Thus, $f_{\e}$ maps $\D$
onto a hyperbolically convex domain, i.e., $f_{\e} \in H_n$ for
$\e$ sufficiently small.
A similar variation can be defined for $\e < 0$ that ``pushes in'' the
(proper) side $\Gamma$ to a nearby geodesic.
\end{proof}
%Applying this technique on a subarc of $\Gamma$ ending on an endpoint of
%$\Gamma$,
If $\Gamma$ intersects another side $\Gamma^*$ at $z^*$,
and $z_0\in\Gamma$,
then we can vary $f$ so as to replace
the portion of $\Gamma$ between $z_0$ and $z^*$ with a new geodesic between
$z_0$ and some $z^*_\epsilon\in\Gamma^*$. See Figure~\ref{F:kick-in}.
A similar argument to the above then gives:
\begin{lemma} \label{L:kick-in}
Suppose $f\in H_n$ and $f$ is not constant nor the identity map,
and $\Gamma=f(\gamma)$ is a proper side of $f(\D)$ meeting a side $\Gamma^*$.

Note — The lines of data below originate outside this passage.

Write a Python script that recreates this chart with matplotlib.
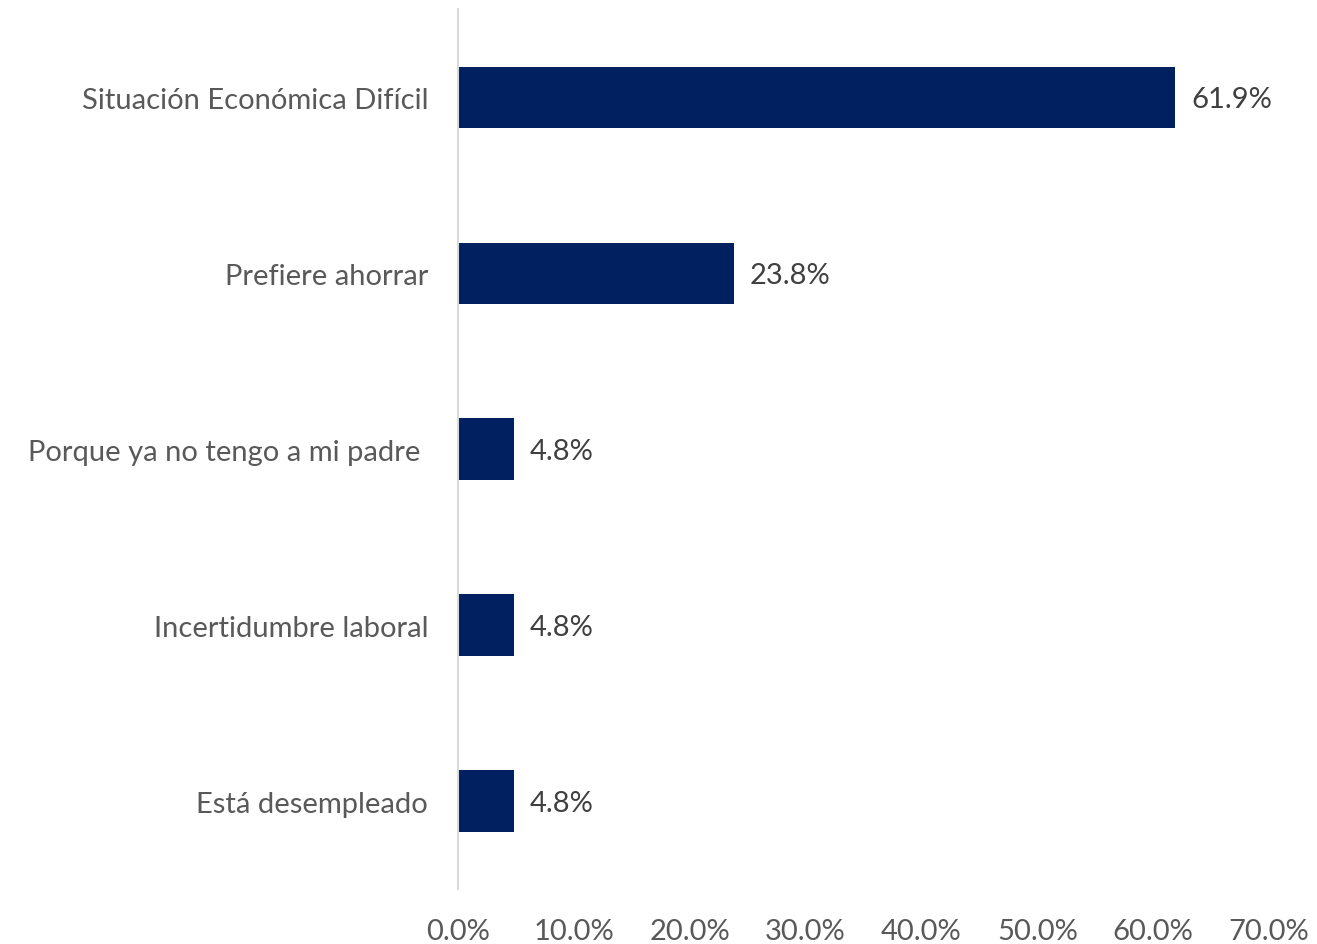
import matplotlib.pyplot as plt
from matplotlib.ticker import FuncFormatter

# datos
categorias = ['Situación Económica Difícil', 'Prefiere ahorrar',
              'Porque ya no tengo a mi padre ', 'Incertidumbre laboral',
              'Está desempleado']
valores = [61.9, 23.8, 4.8, 4.8, 4.8]
xticks = [0, 10, 20, 30, 40, 50, 60, 70]

color_barra = '#002060'
color_texto = '#595959'

plt.rcParams['font.family'] = ['Lato', 'DejaVu Sans']

fig = plt.figure(figsize=(13.17, 9.45), dpi=100)
ax = fig.add_axes([0.3478, 0.058, 0.6158, 0.931])

pos = list(range(len(categorias)))
ax.barh(pos, valores, height=0.35, color=color_barra)
for p, v in zip(pos, valores):
    ax.annotate(f'{v:.1f}%', xy=(v, p), xytext=(11.5, -1), textcoords='offset points',
                va='center', ha='left', fontsize=21, color='#404040')

ax.set_ylim(len(categorias) - 0.5, -0.5)
ax.set_xlim(0, 70)
ax.set_yticks(pos)
ax.set_yticklabels(categorias, fontsize=21, color=color_texto)
ax.set_xticks(xticks)
ax.xaxis.set_major_formatter(FuncFormatter(lambda x, _: f'{x:.1f}%'))
ax.tick_params(axis='x', length=0, pad=21, labelsize=21, labelcolor=color_texto)
ax.tick_params(axis='y', length=0, pad=21.6)

for s in ['top', 'right', 'bottom']:
    ax.spines[s].set_visible(False)
ax.spines['left'].set_color('#d9d9d9')
ax.spines['left'].set_linewidth(1.5)

fig.savefig('out.png', dpi=100)
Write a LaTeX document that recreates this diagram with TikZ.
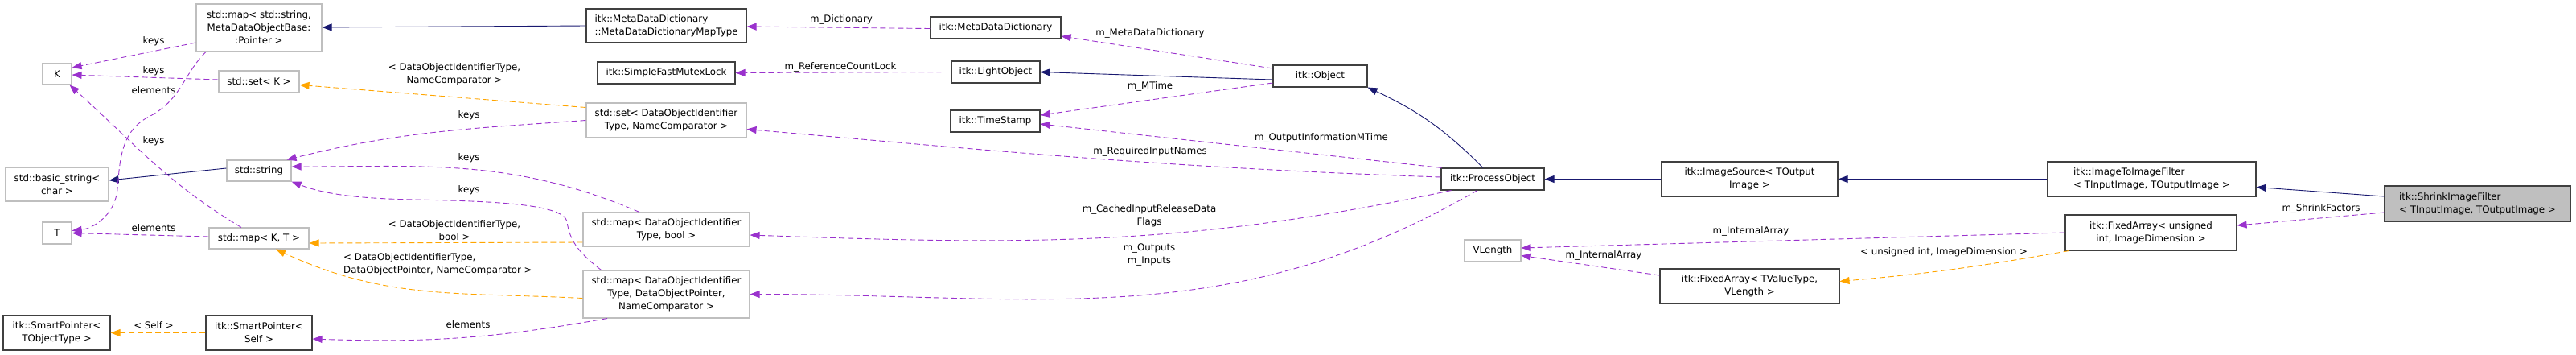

Then, there exists a variation $f_\epsilon\in H_{n+1}$ which
adds a proper side to $f(\D)$ by pushing one end of $\Gamma$ to
a nearby side $\Gamma_\epsilon$. That is, $f_\epsilon(\D)$
is a hyperbolic polygon whose sides are the same as those of $f$, except that
one end of $\Gamma$ has been replaced by $\Gamma_\epsilon$ and $\Gamma^*$
has been shortened.
Moreover, $f_\epsilon$ agrees with the Julia Variational Formula on compact
subsets up to
$o(\epsilon)$ terms.
\end{lemma}
\begin{figure}
\begin{center}\scalebox{0.65}{
\epsfig{file=julia-kick-in} }
\caption{The variation produced by pushing in one end of a side.}
\label{F:kick-in}
\end{center}
\end{figure}
\begin{remark}\label{R:end}
Notice that in order to maintain hyperbolic convexity, we can only push in
the ``end'' of a side, that is, a subarc that ends at a vertex of the
polygon. However, we can choose this subarc to be as long, or
more importantly, as short, as we wish.
\end{remark}
\section{The Effect of the Variations on the Schwarzian}\label{S:effect}
%If the supremum in the definition of the Schwarz norm occurs at some
%point $z_0$ in $\D$, we could pre-compose $f$ with a disc automorphism
%sending $0$ to $z_0$. This will leave both the Schwarz norm and the
%range of $f$ unchanged.
%for many purposes we can assume $f$ has been normalized so that
%$\Snf=S_f(0)$.
Recall from Lemma~\ref{L:sf0}, we can assume our extremal function
satisfies $\norm{S_f}_\D = S_f(0)$.
In this case, the Schwarz norm has a simple representation
in terms of power series coefficients~\cite{oL87,PM00}.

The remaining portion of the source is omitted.